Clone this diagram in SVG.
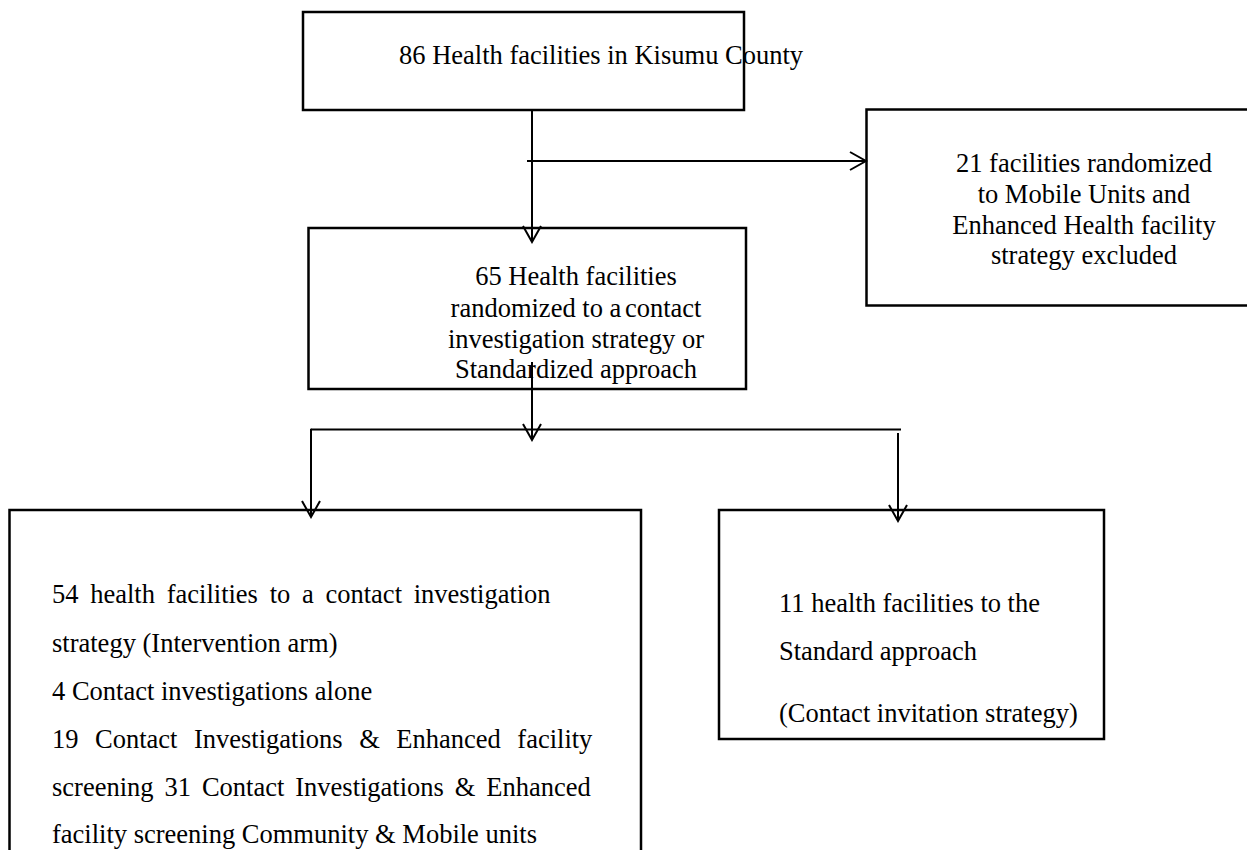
<svg xmlns="http://www.w3.org/2000/svg" width="1247" height="850" viewBox="0 0 1247 850">
<style>
.box{fill:#fff;stroke:#000;stroke-width:2.5}
.t{font-family:"Liberation Serif","Times New Roman",serif;font-size:26.5px;fill:#000}
.c{text-anchor:middle}
.ln{fill:none;stroke:#000;stroke-width:2}
</style>
<defs>
<marker id="v" markerUnits="userSpaceOnUse" markerWidth="20" markerHeight="20" viewBox="0 0 20 20" refX="18" refY="10" orient="auto">
<path d="M2,1 L18,10 L2,19" fill="none" stroke="#000" stroke-width="2"/>
</marker>
</defs>
<rect width="1247" height="850" fill="#fff"/>
<g id="n1">
<rect class="box" x="303" y="12" width="441" height="98"/>
<text class="t" x="399" y="64">86 Health facilities in Kisumu County</text>
</g>
<g id="n2">
<rect class="box" x="866.5" y="109.5" width="390" height="196"/>
<text class="t c" x="1084" y="172">21 facilities randomized</text>
<text class="t c" x="1084" y="203">to Mobile Units and</text>
<text class="t c" x="1084" y="234">Enhanced Health facility</text>
<text class="t c" x="1084" y="264">strategy excluded</text>
</g>
<g id="n3">
<rect class="box" x="308.5" y="228" width="437.5" height="161"/>
<text class="t c" x="576" y="285">65 Health facilities</text>
<text class="t c" x="576" y="317">randomized to a<tspan dx="-3"> contact</tspan></text>
<text class="t c" x="576" y="348">investigation strategy or</text>
<text class="t c" x="576" y="378">Standardized approach</text>
</g>
<g id="n4">
<rect class="box" x="9.5" y="510" width="631.5" height="360"/>
<text class="t" x="52" y="603" word-spacing="5.1">54 health facilities to a contact investigation</text>
<text class="t" x="52" y="652">strategy (Intervention arm)</text>
<text class="t" x="52" y="700">4 Contact investigations alone</text>
<text class="t" x="52" y="748" word-spacing="9.9">19 Contact Investigations &amp; Enhanced facility</text>
<text class="t" x="52" y="796" word-spacing="4.3">screening 31 Contact Investigations &amp; Enhanced</text>
<text class="t" x="52" y="843">facility screening Community &amp; Mobile units</text>
</g>
<g id="n5">
<rect class="box" x="719" y="510" width="385" height="229"/>
<text class="t" x="779" y="612">11 health facilities to the</text>
<text class="t" x="779" y="660">Standard approach</text>
<text class="t" x="779" y="722">(Contact invitation strategy)</text>
</g>
<g id="connectors">
<line class="ln" x1="532" y1="110" x2="532" y2="242" marker-end="url(#v)"/>
<line class="ln" x1="527" y1="161" x2="866" y2="161" marker-end="url(#v)"/>
<line class="ln" x1="532" y1="362" x2="532" y2="440" marker-end="url(#v)"/>
<line class="ln" x1="311" y1="429.5" x2="901" y2="429.5" stroke-width="1.6"/>
<line class="ln" x1="311" y1="428.7" x2="311" y2="517" marker-end="url(#v)"/>
<line class="ln" x1="898" y1="433" x2="898" y2="521" marker-end="url(#v)"/>
</g>
</svg>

---+---

Work required -> Extract the full listing exactly, with the pictures left out.

Response below ->
Clone this diagram in SVG.
<svg xmlns="http://www.w3.org/2000/svg" width="1247" height="850" viewBox="0 0 1247 850">
<style>
.box{fill:#fff;stroke:#000;stroke-width:2.5}
.t{font-family:"Liberation Serif","Times New Roman",serif;font-size:26.5px;fill:#000}
.c{text-anchor:middle}
.ln{fill:none;stroke:#000;stroke-width:2}
</style>
<defs>
<marker id="v" markerUnits="userSpaceOnUse" markerWidth="20" markerHeight="20" viewBox="0 0 20 20" refX="18" refY="10" orient="auto">
<path d="M2,1 L18,10 L2,19" fill="none" stroke="#000" stroke-width="2"/>
</marker>
</defs>
<rect width="1247" height="850" fill="#fff"/>
<g id="n1">
<rect class="box" x="303" y="12" width="441" height="98"/>
<text class="t" x="399" y="64">86 Health facilities in Kisumu County</text>
</g>
<g id="n2">
<rect class="box" x="866.5" y="109.5" width="390" height="196"/>
<text class="t c" x="1084" y="172">21 facilities randomized</text>
<text class="t c" x="1084" y="203">to Mobile Units and</text>
<text class="t c" x="1084" y="234">Enhanced Health facility</text>
<text class="t c" x="1084" y="264">strategy excluded</text>
</g>
<g id="n3">
<rect class="box" x="308.5" y="228" width="437.5" height="161"/>
<text class="t c" x="576" y="285">65 Health facilities</text>
<text class="t c" x="576" y="317">randomized to a<tspan dx="-3"> contact</tspan></text>
<text class="t c" x="576" y="348">investigation strategy or</text>
<text class="t c" x="576" y="378">Standardized approach</text>
</g>
<g id="n4">
<rect class="box" x="9.5" y="510" width="631.5" height="360"/>
<text class="t" x="52" y="603" word-spacing="5.1">54 health facilities to a contact investigation</text>
<text class="t" x="52" y="652">strategy (Intervention arm)</text>
<text class="t" x="52" y="700">4 Contact investigations alone</text>
<text class="t" x="52" y="748" word-spacing="9.9">19 Contact Investigations &amp; Enhanced facility</text>
<text class="t" x="52" y="796" word-spacing="4.3">screening 31 Contact Investigations &amp; Enhanced</text>
<text class="t" x="52" y="843">facility screening Community &amp; Mobile units</text>
</g>
<g id="n5">
<rect class="box" x="719" y="510" width="385" height="229"/>
<text class="t" x="779" y="612">11 health facilities to the</text>
<text class="t" x="779" y="660">Standard approach</text>
<text class="t" x="779" y="722">(Contact invitation strategy)</text>
</g>
<g id="connectors">
<line class="ln" x1="532" y1="110" x2="532" y2="242" marker-end="url(#v)"/>
<line class="ln" x1="527" y1="161" x2="866" y2="161" marker-end="url(#v)"/>
<line class="ln" x1="532" y1="362" x2="532" y2="440" marker-end="url(#v)"/>
<line class="ln" x1="311" y1="429.5" x2="901" y2="429.5" stroke-width="1.6"/>
<line class="ln" x1="311" y1="428.7" x2="311" y2="517" marker-end="url(#v)"/>
<line class="ln" x1="898" y1="433" x2="898" y2="521" marker-end="url(#v)"/>
</g>
</svg>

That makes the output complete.